WHAT IS EXPECTED. Where a line holds the string "this", return that line.
***** RAW DATA
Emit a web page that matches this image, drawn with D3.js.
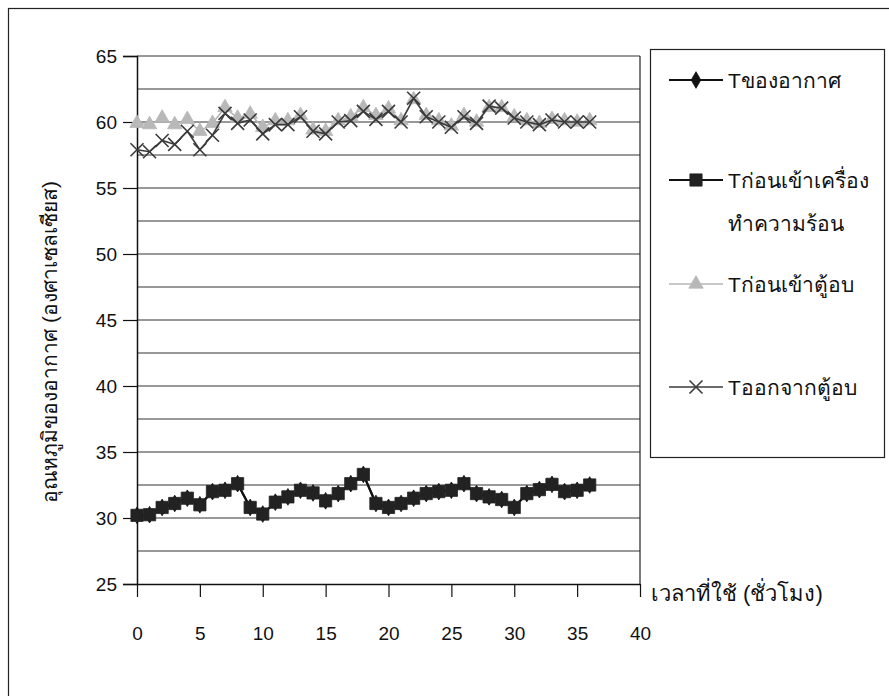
<!DOCTYPE html>
<html>
<head>
<meta charset="utf-8">
<script src="https://cdn.jsdelivr.net/npm/d3@7"></script>
<style>
  body { margin: 0; background: #fff; }
  svg { font-family: "Liberation Sans", Arial, "Noto Sans", sans-serif; }
</style>
</head>
<body>
<div id="chart"></div>
<script>
//Chart data
var hours = [0, 1, 2, 3, 4, 5, 6, 7, 8, 9, 10, 11, 12, 13, 14, 15, 16, 17, 18,
  19, 20, 21, 22, 23, 24, 25, 26, 27, 28, 29, 30, 31, 32, 33, 34, 35, 36];
var tAir = [30.2, 30.25, 30.8, 31.1, 31.5, 31.0, 32.0, 32.1, 32.6, 30.8, 30.3, 31.2, 31.6, 32.1, 31.9, 31.3, 31.85, 32.6, 33.3,
  31.1, 30.8, 31.1, 31.5, 31.85, 32.0, 32.1, 32.6, 31.85, 31.6, 31.4, 30.8, 31.85, 32.15, 32.55, 32.0, 32.1, 32.5];
var tHeaterIn = [30.2, 30.25, 30.8, 31.1, 31.5, 31.0, 32.0, 32.1, 32.6, 30.8, 30.3, 31.2, 31.6, 32.1, 31.9, 31.3, 31.85, 32.6, 33.3,
  31.1, 30.8, 31.1, 31.5, 31.85, 32.0, 32.1, 32.6, 31.85, 31.6, 31.4, 30.8, 31.85, 32.15, 32.55, 32.0, 32.1, 32.5];
var tOvenIn = [59.9, 59.8, 60.3, 59.8, 60.2, 59.3, 59.9, 61.1, 60.3, 60.6, 59.6, 60.1, 60.1, 60.5, 59.4, 59.3, 60.1, 60.4, 61.1, 60.5, 61.0,
  60.1, 61.7, 60.5, 60.1, 59.7, 60.5, 60.0, 61.1, 61.1, 60.4, 60.1, 59.9, 60.2, 60.1, 60.0, 60.1];
var tOvenOut = [57.9, 57.75, 58.6, 58.3, 59.3, 57.9, 59.0, 60.65, 59.9, 60.15, 59.1, 59.8, 59.8, 60.4, 59.3, 59.1, 60.0, 60.1, 60.8, 60.2, 60.8,
  60.0, 61.8, 60.4, 60.0, 59.6, 60.4, 59.9, 61.2, 61.05, 60.3, 60.0, 59.8, 60.15, 60.0, 60.0, 60.0];
var seriesNames = ["Tของอากาศ", "Tก่อนเข้าเครื่อง", "Tก่อนเข้าตู้อบ", "Tออกจากตู้อบ"];
var xTicks = [0, 5, 10, 15, 20, 25, 30, 35, 40];
var yTicks = [25, 30, 35, 40, 45, 50, 55, 60, 65];
var yGrid = [27.5, 30, 32.5, 35, 37.5, 40, 42.5, 45, 47.5, 50, 52.5, 55, 57.5, 60, 62.5, 65];

function init() {
  //Declare variables
  var w = 889;
  var h = 696;
  var left = 137, right = 640, top = 56, bottom = 584;

  var xScale = d3.scaleLinear()
    .domain([0, 40])
    .range([left, right]);

  var yScale = d3.scaleLinear()
    .domain([25, 65])
    .range([bottom, top]);

  var svg = d3.select("#chart")
    .append("svg")
    .attr("width", w)
    .attr("height", h);

  //outer frame
  svg.append("rect")
    .attr("x", 8.5).attr("y", 8.5)
    .attr("width", 920).attr("height", 720)
    .attr("fill", "none")
    .attr("stroke", "#222")
    .attr("stroke-width", 1.2);

  //gridlines
  svg.selectAll(".grid")
    .data(yGrid)
    .enter()
    .append("line")
    .attr("class", "grid")
    .attr("x1", left).attr("x2", right)
    .attr("y1", function (d) { return yScale(d); })
    .attr("y2", function (d) { return yScale(d); })
    .attr("stroke", "#333")
    .attr("stroke-width", 1);

  //right border of plot
  svg.append("line")
    .attr("x1", right).attr("x2", right)
    .attr("y1", top).attr("y2", bottom)
    .attr("stroke", "#222")
    .attr("stroke-width", 1.2);

  //y axis
  var yAxis = d3.axisLeft(yScale)
    .tickValues(yTicks)
    .tickSize(14)
    .tickPadding(6);

  var gy = svg.append("g")
    .attr("transform", "translate(" + left + ",0)")
    .call(yAxis);

  gy.select(".domain").attr("stroke", "#111").attr("stroke-width", 1.5);
  gy.selectAll(".tick line").attr("stroke", "#111").attr("stroke-width", 1.2);
  gy.selectAll(".tick text")
    .attr("font-size", "19px")
    .attr("fill", "#111")
    .style("font-family", "Liberation Sans, Arial, sans-serif");

  //x axis
  var xAxis = d3.axisBottom(xScale)
    .tickValues(xTicks)
    .tickSize(13)
    .tickSizeOuter(0)
    .tickPadding(30);

  var gx = svg.append("g")
    .attr("transform", "translate(0," + bottom + ")")
    .call(xAxis);

  gx.select(".domain").attr("stroke", "#111").attr("stroke-width", 1.5);
  gx.selectAll(".tick line").attr("stroke", "#111").attr("stroke-width", 1.2);
  gx.selectAll(".tick text")
    .attr("font-size", "19px")
    .attr("fill", "#111")
    .style("font-family", "Liberation Sans, Arial, sans-serif");

  //axis titles
  svg.append("text")
    .attr("x", 651)
    .attr("y", 601)
    .attr("font-size", "22px")
    .attr("fill", "#111")
    .text("เวลาที่ใช้ (ชั่วโมง)");

  svg.append("text")
    .attr("transform", "translate(57,342) rotate(-90)")
    .attr("text-anchor", "middle")
    .attr("font-size", "21px")
    .attr("fill", "#111")
    .text("อุณหภูมิของอากาศ (องศาเซลเซียส)");

  //series
  var series = [
    { values: tAir, color: "#111", width: 2, marker: "diamond", mfill: "#111" },
    { values: tHeaterIn, color: "#111", width: 2.2, marker: "square", mfill: "#222" },
    { values: tOvenIn, color: "#b4b4b4", width: 1.5, marker: "triangle", mfill: "#b8b8b8" },
    { values: tOvenOut, color: "#3a3a3a", width: 1.6, marker: "x", mfill: "none" }
  ];

  var line = d3.line()
    .x(function (d, i) { return xScale(hours[i]); })
    .y(function (d) { return yScale(d); });

  function markerPath(type) {
    if (type === "diamond") return d3.symbol().type(d3.symbolDiamond).size(80)();
    if (type === "square") return d3.symbol().type(d3.symbolSquare).size(150)();
    if (type === "triangle") return d3.symbol().type(d3.symbolTriangle).size(90)();
    return "M-6.5,-6.5L6.5,6.5M-6.5,6.5L6.5,-6.5";
  }

  function drawMarker(g, s) {
    var p = g.append("path")
      .attr("d", markerPath(s.marker));
    if (s.marker === "x") {
      p.attr("fill", "none").attr("stroke", s.color).attr("stroke-width", 1.6);
    } else {
      p.attr("fill", s.mfill).attr("stroke", s.mfill).attr("stroke-width", 0.8);
    }
  }

  series.forEach(function (s) {
    svg.append("path")
      .datum(s.values)
      .attr("d", line)
      .attr("fill", "none")
      .attr("stroke", s.color)
      .attr("stroke-width", s.width);

    var pts = svg.append("g")
      .selectAll("g")
      .data(s.values)
      .enter()
      .append("g")
      .attr("transform", function (d, i) {
        return "translate(" + xScale(hours[i]) + "," + yScale(d) + ")";
      });

    pts.each(function () { drawMarker(d3.select(this), s); });
  });

  //legend
  svg.append("rect")
    .attr("x", 650.5).attr("y", 49.5)
    .attr("width", 234).attr("height", 408)
    .attr("fill", "none")
    .attr("stroke", "#222")
    .attr("stroke-width", 1.2);

  var legendY = [80, 180, 284, 387];

  series.forEach(function (s, i) {
    var g = svg.append("g")
      .attr("transform", "translate(0," + legendY[i] + ")");

    g.append("line")
      .attr("x1", 669).attr("x2", 723)
      .attr("y1", 0).attr("y2", 0)
      .attr("stroke", s.color)
      .attr("stroke-width", s.width);

    var m = g.append("g").attr("transform", "translate(696,0)");
    drawMarker(m, s);

    g.append("text")
      .attr("x", 728)
      .attr("y", 8)
      .attr("font-size", "21px")
      .attr("fill", "#111")
      .text(seriesNames[i]);
  });

  svg.append("text")
    .attr("x", 728)
    .attr("y", 231)
    .attr("font-size", "21px")
    .attr("fill", "#111")
    .text("ทำความร้อน");
}

window.onload = init;
</script>
</body>
</html>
**********
WORKED SOLUTION.
Emit a web page that matches this image, drawn with D3.js.
    pts.each(function () { drawMarker(d3.select(this), s); });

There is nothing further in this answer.